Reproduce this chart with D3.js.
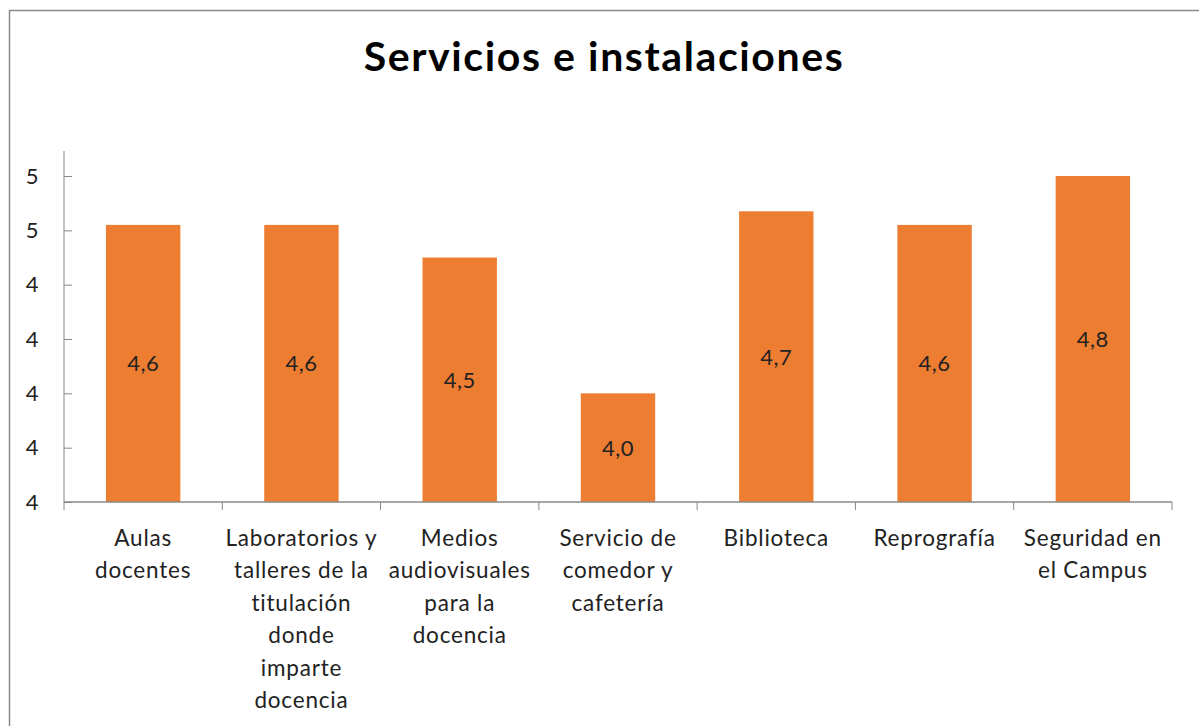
<!DOCTYPE html>
<html>
<head>
<meta charset="utf-8">
<script src="https://cdn.jsdelivr.net/npm/d3@7"></script>
<style>
  body { margin: 0; background: #fff; }
  text { font-family: Lato, "Open Sans", sans-serif; fill: #222; }
</style>
</head>
<body>
<div id="chart"></div>
<script>
const categories = [
  ["Aulas", "docentes"],
  ["Laboratorios y", "talleres de la", "titulación", "donde", "imparte", "docencia"],
  ["Medios", "audiovisuales", "para la", "docencia"],
  ["Servicio de", "comedor y", "cafetería"],
  ["Biblioteca"],
  ["Reprografía"],
  ["Seguridad en", "el Campus"]
];
const values = [4.62, 4.62, 4.50, 4.00, 4.67, 4.62, 4.80];
const yTicks = [3.6, 3.8, 4.0, 4.2, 4.4, 4.6, 4.8];
const title = "Servicios e instalaciones";

const W = 1199, H = 726;
const margin = {top: 151, left: 64, right: 27, bottom: 224};

const svg = d3.select("#chart").append("svg")
  .attr("width", W)
  .attr("height", H);

// chart frame (only top and left edges are visible in the crop)
svg.append("path")
  .attr("d", `M9.5,${H} V10.5 H${W}`)
  .attr("fill", "none")
  .attr("stroke", "#8a8a8a")
  .attr("stroke-width", 1.5);

svg.append("text")
  .attr("x", 604)
  .attr("y", 71)
  .attr("text-anchor", "middle")
  .style("font-size", "41px")
  .style("font-weight", "bold")
  .style("letter-spacing", "1.6px")
  .style("fill", "#000")
  .text(title);

const x = d3.scaleBand()
  .domain(d3.range(categories.length))
  .range([margin.left, W - margin.right])
  .paddingInner(0.53)
  .paddingOuter(0.265);

const y = d3.scaleLinear()
  .domain([3.6, 4.8])
  .range([H - margin.bottom, 176]);

const y0 = H - margin.bottom;

// bars
svg.selectAll(".bar")
  .data(values)
  .join("rect")
  .attr("class", "bar")
  .attr("x", (d, i) => x(i))
  .attr("width", x.bandwidth())
  .attr("y", d => y(d))
  .attr("height", d => y0 - y(d))
  .attr("fill", "#ed7d31");

// value labels
const fmt = d => d3.format(".1f")(d).replace(".", ",");
svg.selectAll(".val")
  .data(values)
  .join("text")
  .attr("class", "val")
  .attr("x", (d, i) => x(i) + x.bandwidth() / 2)
  .attr("y", d => (y(d) + y0) / 2)
  .attr("dy", "0.36em")
  .attr("text-anchor", "middle")
  .style("font-size", "22px")
  .style("letter-spacing", "0.5px")
  .text(fmt);

// y axis
const yAxis = svg.append("g")
  .attr("transform", `translate(${margin.left},0)`)
  .call(d3.axisRight(y).tickValues(yTicks).tickSize(8).tickFormat(d3.format(".0f")));
yAxis.select(".domain").remove();
yAxis.append("line")
  .attr("y1", margin.top).attr("y2", y0)
  .attr("stroke", "#888");
yAxis.selectAll(".tick line").attr("stroke", "#888");
yAxis.selectAll(".tick text")
  .attr("x", -32)
  .attr("text-anchor", "middle")
  .style("font-size", "22px")
  .style("font-family", "Lato, sans-serif")
  .attr("fill", "#222");

// x axis baseline + category separators
const edges = d3.range(categories.length + 1).map(i => margin.left + i * (W - margin.right - margin.left) / categories.length);
svg.append("line")
  .attr("x1", margin.left).attr("x2", W - margin.right)
  .attr("y1", y0).attr("y2", y0)
  .attr("stroke", "#888").attr("stroke-width", 1.5);
svg.selectAll(".sep")
  .data(edges)
  .join("line")
  .attr("class", "sep")
  .attr("x1", d => d).attr("x2", d => d)
  .attr("y1", y0).attr("y2", y0 + 8)
  .attr("stroke", "#888");

// category labels
const cat = svg.selectAll(".cat")
  .data(categories)
  .join("text")
  .attr("class", "cat")
  .attr("text-anchor", "middle")
  .style("font-size", "22.5px")
  .style("letter-spacing", "0.8px")
  .attr("transform", (d, i) => `translate(${x(i) + x.bandwidth() / 2},546)`);
cat.selectAll("tspan")
  .data(d => d)
  .join("tspan")
  .attr("x", 0)
  .attr("y", (d, j) => j * 32.4)
  .text(d => d);
</script>
</body>
</html>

- What you are asked to do: Reproduce the listing word for word and omit its pictures.

- Task response:
Reproduce this chart with D3.js.
<!DOCTYPE html>
<html>
<head>
<meta charset="utf-8">
<script src="https://cdn.jsdelivr.net/npm/d3@7"></script>
<style>
  body { margin: 0; background: #fff; }
  text { font-family: Lato, "Open Sans", sans-serif; fill: #222; }
</style>
</head>
<body>
<div id="chart"></div>
<script>
const categories = [
  ["Aulas", "docentes"],
  ["Laboratorios y", "talleres de la", "titulación", "donde", "imparte", "docencia"],
  ["Medios", "audiovisuales", "para la", "docencia"],
  ["Servicio de", "comedor y", "cafetería"],
  ["Biblioteca"],
  ["Reprografía"],
  ["Seguridad en", "el Campus"]
];
const values = [4.62, 4.62, 4.50, 4.00, 4.67, 4.62, 4.80];
const yTicks = [3.6, 3.8, 4.0, 4.2, 4.4, 4.6, 4.8];
const title = "Servicios e instalaciones";

const W = 1199, H = 726;
const margin = {top: 151, left: 64, right: 27, bottom: 224};

const svg = d3.select("#chart").append("svg")
  .attr("width", W)
  .attr("height", H);

// chart frame (only top and left edges are visible in the crop)
svg.append("path")
  .attr("d", `M9.5,${H} V10.5 H${W}`)
  .attr("fill", "none")
  .attr("stroke", "#8a8a8a")
  .attr("stroke-width", 1.5);

svg.append("text")
  .attr("x", 604)
  .attr("y", 71)
  .attr("text-anchor", "middle")
  .style("font-size", "41px")
  .style("font-weight", "bold")
  .style("letter-spacing", "1.6px")
  .style("fill", "#000")
  .text(title);

const x = d3.scaleBand()
  .domain(d3.range(categories.length))
  .range([margin.left, W - margin.right])
  .paddingInner(0.53)
  .paddingOuter(0.265);

const y = d3.scaleLinear()
  .domain([3.6, 4.8])
  .range([H - margin.bottom, 176]);

const y0 = H - margin.bottom;

// bars
svg.selectAll(".bar")
  .data(values)
  .join("rect")
  .attr("class", "bar")
  .attr("x", (d, i) => x(i))
  .attr("width", x.bandwidth())
  .attr("y", d => y(d))
  .attr("height", d => y0 - y(d))
  .attr("fill", "#ed7d31");

// value labels
const fmt = d => d3.format(".1f")(d).replace(".", ",");
svg.selectAll(".val")
  .data(values)
  .join("text")
  .attr("class", "val")
  .attr("x", (d, i) => x(i) + x.bandwidth() / 2)
  .attr("y", d => (y(d) + y0) / 2)
  .attr("dy", "0.36em")
  .attr("text-anchor", "middle")
  .style("font-size", "22px")
  .style("letter-spacing", "0.5px")
  .text(fmt);

// y axis
const yAxis = svg.append("g")
  .attr("transform", `translate(${margin.left},0)`)
  .call(d3.axisRight(y).tickValues(yTicks).tickSize(8).tickFormat(d3.format(".0f")));
yAxis.select(".domain").remove();
yAxis.append("line")
  .attr("y1", margin.top).attr("y2", y0)
  .attr("stroke", "#888");
yAxis.selectAll(".tick line").attr("stroke", "#888");
yAxis.selectAll(".tick text")
  .attr("x", -32)
  .attr("text-anchor", "middle")
  .style("font-size", "22px")
  .style("font-family", "Lato, sans-serif")
  .attr("fill", "#222");

// x axis baseline + category separators
const edges = d3.range(categories.length + 1).map(i => margin.left + i * (W - margin.right - margin.left) / categories.length);
svg.append("line")
  .attr("x1", margin.left).attr("x2", W - margin.right)
  .attr("y1", y0).attr("y2", y0)
  .attr("stroke", "#888").attr("stroke-width", 1.5);
svg.selectAll(".sep")
  .data(edges)
  .join("line")
  .attr("class", "sep")
  .attr("x1", d => d).attr("x2", d => d)
  .attr("y1", y0).attr("y2", y0 + 8)
  .attr("stroke", "#888");

// category labels
const cat = svg.selectAll(".cat")
  .data(categories)
  .join("text")
  .attr("class", "cat")
  .attr("text-anchor", "middle")
  .style("font-size", "22.5px")
  .style("letter-spacing", "0.8px")
  .attr("transform", (d, i) => `translate(${x(i) + x.bandwidth() / 2},546)`);
cat.selectAll("tspan")
  .data(d => d)
  .join("tspan")
  .attr("x", 0)
  .attr("y", (d, j) => j * 32.4)
  .text(d => d);
</script>
</body>
</html>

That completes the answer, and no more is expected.